I tried to run this script

processes_count = 5

@rout_objects = []

trap('SIGCHLD') do
  pid = Process.wait(-1, Process::WNOHANG)
  puts pid.inspect
end

processes_count.times do |index|
  puts "creating new process #{index}"
  rout, wout = IO.pipe

  pid = fork {
    $stdout.reopen wout
    rout.close

    process_name = "Process ##{index}"
    Process.setproctitle process_name

    2.times do |i|
      puts "#{process_name}: Message ##{i}"
      sleep 1
    end
    exit 0
  }
  @rout_objects << rout
  wout.close
end

loop do
  out_ready, _, _ = IO.select(@rout_objects, nil, nil)
  out_ready.each do |rout|
    begin
      puts rout.read_nonblock(100)
    rescue EOFError
      nil
    end
  end
end

it spawns 5 processes that print some lines and exit. The main process catches SIGCHLD signals to print children pids. But sometimes I see that not all SIGCHLD signals are trapped. Output example:

creating new process 0
creating new process 1
creating new process 2
creating new process 3
creating new process 4
Process #0: Message #0
Process #1: Message #0
Process #2: Message #0
Process #3: Message #0
Process #4: Message #0
Process #0: Message #1
Process #1: Message #1
Process #2: Message #1
Process #3: Message #1
Process #4: Message #1
6951
6952
6953
6954

Here we can see that only 4 SIGCHLD signals received and one is lost.
I’m using ruby 2.3.8 on Ubuntu 19.04. Why not all SIGCLD signals are catched?

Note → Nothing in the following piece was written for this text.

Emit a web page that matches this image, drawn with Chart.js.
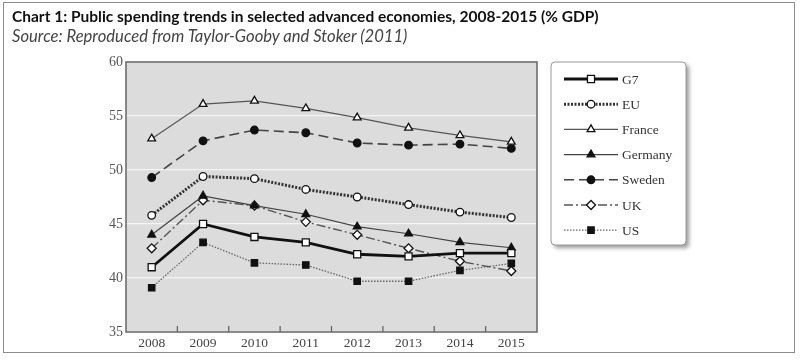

I don’t want to use waitall() or waitpid(pid_of_child) because i do not want to block main process.

specious · July 14, 2020, 4:56pm

I was able to repeat your results on a quad-core processor. It looks like a race condition in your trap. I managed to get it to work correctly by changing to

trap('SIGCHLD') do
  pid = Process.wait(-1, Process::WUNTRACED)
  puts "Child #{pid} ended"
end

I also changed your delay to sleep rand(1..5) in the children just to add some variety, and it seems to work ok. Although that’s the problem with race conditions, you can never really prove that it’s fixed, only that it isn’t occurring any more…

Also, the final read loop is endless, although it doesn’t actually loop forever because it eventually blocks forever on the IO.select call once the child processes go away. Might be an idea to add a read timeout on the IO.select

leksito · July 14, 2020, 6:14pm

Thank you for your reply. Your answer helped me to find the solution. All signals are sended to the main process, but trap does not catch all of them, because they do not pushed in “queue”, each new signal overrides previous. It means that if SIGCHILD received, we can call waitpid more than 1 times to check all dead child processes. The SIGCHLD handler should be:

trap('SIGCHLD') do
  while pid = Process.wait(-1, Process::WNOHANG)  rescue nil
    puts pid
  end
end

specious · July 14, 2020, 9:09pm

Nice solution. Makes sense too, if another signal arrives while the trap is already executing, how else could it work?